Recently, an Oprah Winfrey hyped memoir of love between two concentration camp prisoners divided by a barb-wire fence was revealed to be a fraud. Both the fabricators and Winfrey should be ashamed of their actions. It was unnecessary and counter-productive, given the number of comparable and thoroughly verified historical incidents which offer the same ethical lessons Winfrey’s fabulists claimed they wish to promulgate when explaining their motivation for their deception. Several such incredible but factual human stories are told in Czech filmmaker Lukáš Přibyl’s documentary Forgotten Transports: To Estonia, which screens Monday at the New York Jewish Film Festival.
About 1,000 Jewish Czechs were transported to concentration camps in Estonia, of whom only 46 women survived. They tell their story in Transports: Estonia. Somehow, these innocent but resilient young women were able to stay together, despite enduring the harsh transit between numerous camps in Estonia and later Germany. As the war turned against the National Socialists, the Czech women in Estonia were sent west to temporarily work in munitions factories, but were eventually relocated to first Stutthof and finally the infamous Bergen-Belsen camp. Against all odds, they worked together to endure horrific conditions, supporting each other physically and emotionally.
Of the prisoners’ desperate tales of survival in the camps, none was more incredible than the story of Inge Sylten. A striking beauty, Sylten caught the eye of Heinz Drosihn, a senior SS officer at the camp in Ereda. Immediately installed in his personal quarters, Sylten secured better treatment not just for herself, but the entire camp, through her humanizing influence on the formerly sadistic Drosihn. As one survivor states: “only Inge made a human being out of him.”
Given the obvious inequality of their respective positions, it is difficult to consider their relationship anything more than exploitation, let alone genuine romance. Yet, at least one survivor claims: “they truly fell in love with each other.” Indeed, when they were denounced to Drosihn’s superiors, they fled together in a doomed attempt to evade the SS.

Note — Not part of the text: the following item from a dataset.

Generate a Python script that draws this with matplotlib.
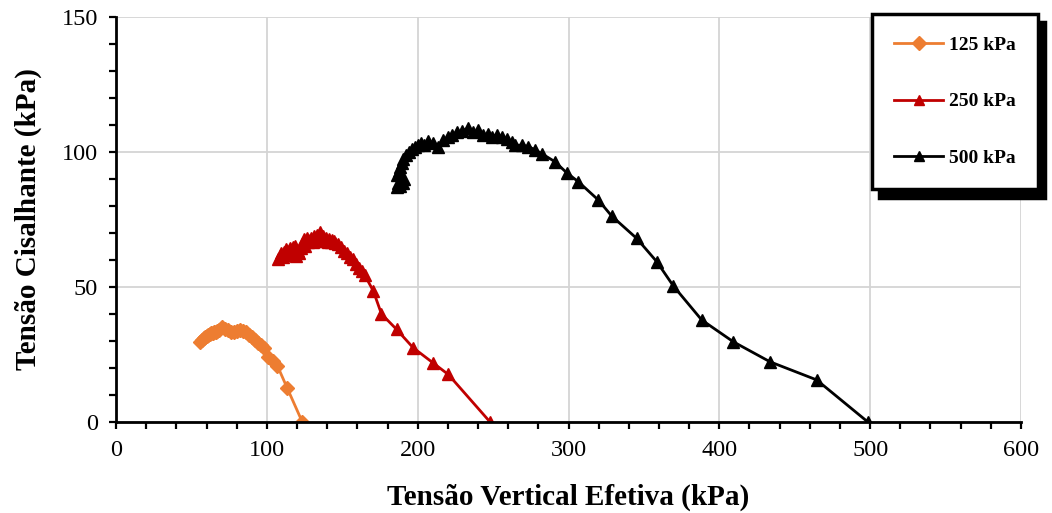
import matplotlib
matplotlib.use("Agg")
import matplotlib.pyplot as plt
from matplotlib.ticker import MultipleLocator

# Stress paths (effective vertical stress vs. shear stress), kPa
x_125 = [56, 57, 58, 59, 60, 61, 62, 63, 64, 65, 66, 67, 68, 70, 72, 74, 76,
         78, 80, 82, 84, 86, 88, 90, 92, 94, 96, 98, 101, 104, 107, 113.4, 123.5]
y_125 = [29.5, 30.5, 31, 31.5, 32, 32.3, 32.5, 32.8, 33, 33.3, 33.5, 33.8, 34,
         35, 34.5, 34, 33.5, 33.3, 33.8, 34, 33.8, 33.2, 32.3, 31.3, 30.3, 29.3,
         28.4, 27.4, 24, 22.5, 20.8, 12.7, 0]

x_250 = [107.5, 108.5, 109.5, 110.5, 111.5, 112.5, 113.5, 114.5, 115.5, 116.5,
         117.5, 118.5, 119.5, 120.5, 121.5, 122.5, 123.5, 124.5, 125.5, 126.5,
         127.5, 128.5, 129.5, 130.5, 131.5, 132.5, 133.5, 134.5, 135.5, 136.5,
         137.5, 138.5, 139.5, 140.5, 141.5, 142.5, 143.5, 144.5, 145.5, 147,
         149, 151, 153, 155, 157, 159, 161, 163, 165, 170.6, 176, 186, 197,
         210.4, 220.3, 248]
y_250 = [60.3, 61.5, 62.5, 61.2, 63, 64.2, 61.8, 63.5, 64.6, 62.5, 64.8, 65.2,
         61.5, 63.5, 62.5, 64.5, 66, 67.7, 65, 68.3, 66.5, 67.5, 68.3, 66.8,
         68.9, 67.2, 69.2, 68.5, 70.3, 67.5, 68.9, 67, 68.3, 66.8, 67.9, 66.5,
         67.3, 67, 66.2, 65.8, 64.8, 63.5, 62.5, 61.2, 60.2, 58.5, 57.2, 55.8,
         54.3, 48.5, 40, 34.3, 27.5, 21.8, 17.6, 0]

x_500 = [186, 187, 188, 189, 190, 191, 186.5, 187.5, 188.5, 189.5, 190.5, 192,
         194, 196, 198, 200, 202, 204, 207, 210, 213.7, 217, 220.3, 222.6,
         225.9, 229.2, 233.6, 236.9, 240.2, 243.5, 246.8, 249, 252.4, 255.7,
         259, 262.3, 264.5, 269, 273.4, 277.8, 282.2, 291, 298.8, 306.5, 319.8,
         328.6, 345.2, 358.5, 369.5, 388.3, 409.3, 433.6, 464.5, 498.5]
y_500 = [87, 88.5, 87.5, 89.5, 88.5, 90, 91.5, 93, 94.5, 96, 97.5, 99, 100,
         101, 102, 102.5, 103.5, 102.5, 104, 103.5, 102, 104.5, 105.6, 106.2,
         107.4, 107.7, 108.9, 107.4, 108, 106.2, 106.8, 105.6, 106.4, 105.6,
         104.9, 103.7, 102.5, 102.5, 102, 100.8, 99.4, 96.4, 92.3, 89, 82.2,
         76.3, 68, 59.4, 50.4, 37.8, 29.7, 22.3, 15.6, 0]

labels = ["125 kPa", "250 kPa", "500 kPa"]
x_ticks = [0, 100, 200, 300, 400, 500, 600]
y_ticks = [0, 50, 100, 150]

plt.rcParams["font.family"] = ["Liberation Serif", "DejaVu Serif"]

fig = plt.figure(figsize=(10.52, 5.13), dpi=100)
ax = fig.add_axes([0.1103, 0.1774, 0.8602, 0.7895])

ax.plot(x_125, y_125, color="#ED7D31", lw=2, marker="D", ms=7.5,
        label=labels[0], zorder=3)
ax.plot(x_250, y_250, color="#C00000", lw=2, marker="^", ms=9,
        label=labels[1], zorder=3)
ax.plot(x_500, y_500, color="black", lw=2, marker="^", ms=9,
        label=labels[2], zorder=3)

ax.set_xlim(0, 600)
ax.set_ylim(0, 150)
ax.set_xticks(x_ticks)
ax.set_yticks(y_ticks)
ax.xaxis.set_minor_locator(MultipleLocator(20))
ax.yaxis.set_minor_locator(MultipleLocator(10))
ax.grid(True, which="major", color="#d4d4d4", lw=1.3, zorder=0)
ax.set_axisbelow(True)

for side in ("top", "right"):
    ax.spines[side].set_visible(False)
for side in ("left", "bottom"):
    ax.spines[side].set_linewidth(2)
    ax.spines[side].set_zorder(4)

ax.tick_params(which="both", direction="out", length=5, width=1.6,
               labelsize=17.5, color="black")
ax.tick_params(axis="x", pad=8)
ax.tick_params(axis="y", pad=8)

ax.set_xlabel("Tensão Vertical Efetiva (kPa)", fontsize=21, fontweight="bold",
              labelpad=16)
ax.set_ylabel("Tensão Cisalhante (kPa)", fontsize=21, fontweight="bold",
              labelpad=14)

leg = ax.legend(loc="upper left", bbox_to_anchor=(872 / 1052, 1 - 14 / 513),
                bbox_transform=fig.transFigure, borderaxespad=0,
                frameon=True, fancybox=False, framealpha=1,
                edgecolor="black", prop={"weight": "bold", "size": 14},
                handlelength=2.5, labelspacing=2.0, borderpad=1.15,
                handletextpad=0.3,
                shadow={"ox": 5, "oy": -6, "color": "black", "alpha": 1})
leg.get_frame().set_linewidth(2.5)
for line in leg.get_lines():
    line.set_markersize(7)

fig.savefig("out.png", dpi=100)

Estonia is actually part of Přibyl’s four film series, Forgotten Transports, focusing on the Holocaust experience in Belarus, Latvia, eastern Poland, and of course, Estonia, whose death camps are nearly unknown to the general populace, due to their tragically high mortality rate, which left few survivors to give testimony of the crimes that transpired there. At least in the Estonian film, Přibyl found a number of survivors who are not just willing to speak on camera, but prove quite eloquent when recounting their experiences.
Transports: Estonia uses traditional, straight-forward documentary techniques to respectfully address its subject matter. Přibyl’s photo research is particularly impressive, turning up heartbreaking photos of the women’s lives before the Holocaust, as well as some truly eerie photos of their SS tormentors, in which their eyes seem to blaze with demonic evil. It is an informative and often heartbreaking documentary, which screens at the 2009 NYJFF on Monday the 19th and Wednesday the 21st.